The World Youth Alliance has given me this excellent opportunity to truly understand human dignity and realize the same in my everyday, actions and feelings. I walked into the United Nations, slightly intimidated by the atmosphere , but also knew my purpose and understood the importance of addressing human dignity in all conversations in order for other leaders to realize its relevance if they had not already done so.

I met many individuals who welcomed our ideas, praised our work and paid close attention to our mission. However I also met several others who spoke only from the perspective of developed countries and failed to realize the reality of those who live in terribly impoverished conditions in the developing world. Many conversations with those whom I expected to be highly thoughtful did not have a realistic understanding of human expectations. On a more positive note however, interacting with members of different NGOs and U.N Youth delegates, it did appear that there are more than a handful of people trying to change the world to make it a better place.

After several speeches, numerous interactions, I have come to this initial (I say initial as this is just the beginning of my internship) conclusion that this international forum has great potential. It is a phenomenal place for leaders from different parts of the world to come together to discuss the immediate needs of the world and consistently keep in mind and apply the Universal Declaration of Human Rights to all decision making processes.

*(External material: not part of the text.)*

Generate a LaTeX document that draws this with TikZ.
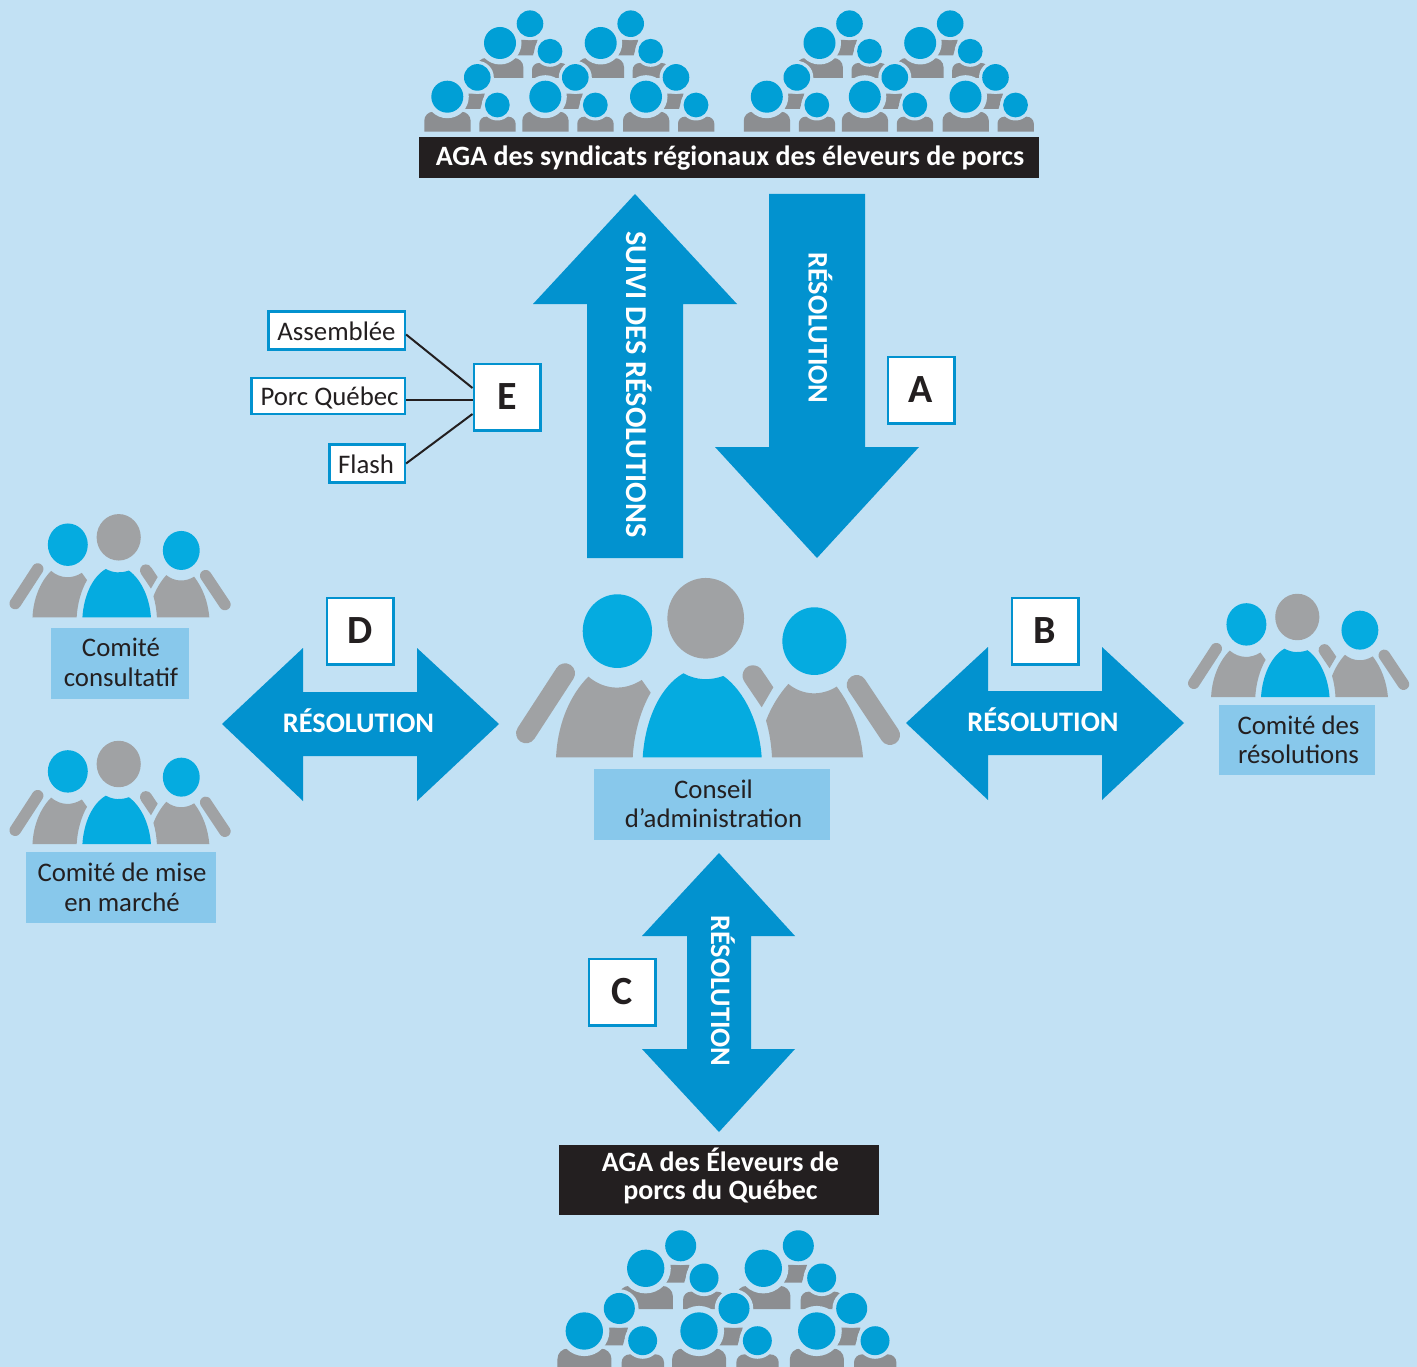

I do believe however, that there needs to be more transparency. Representatives of NGOs and young representatives of countries must have access to the “closed meetings”. The process of negotiations and statements need to be far more efficient. In addition, the panels need to include young people in order to truly realize our needs. Lastly, follow-ups to resolutions are perhaps the key to assess progress.

This was my first Commission and certainly am feeling more confident going into the next one (Commission on the Status of Women).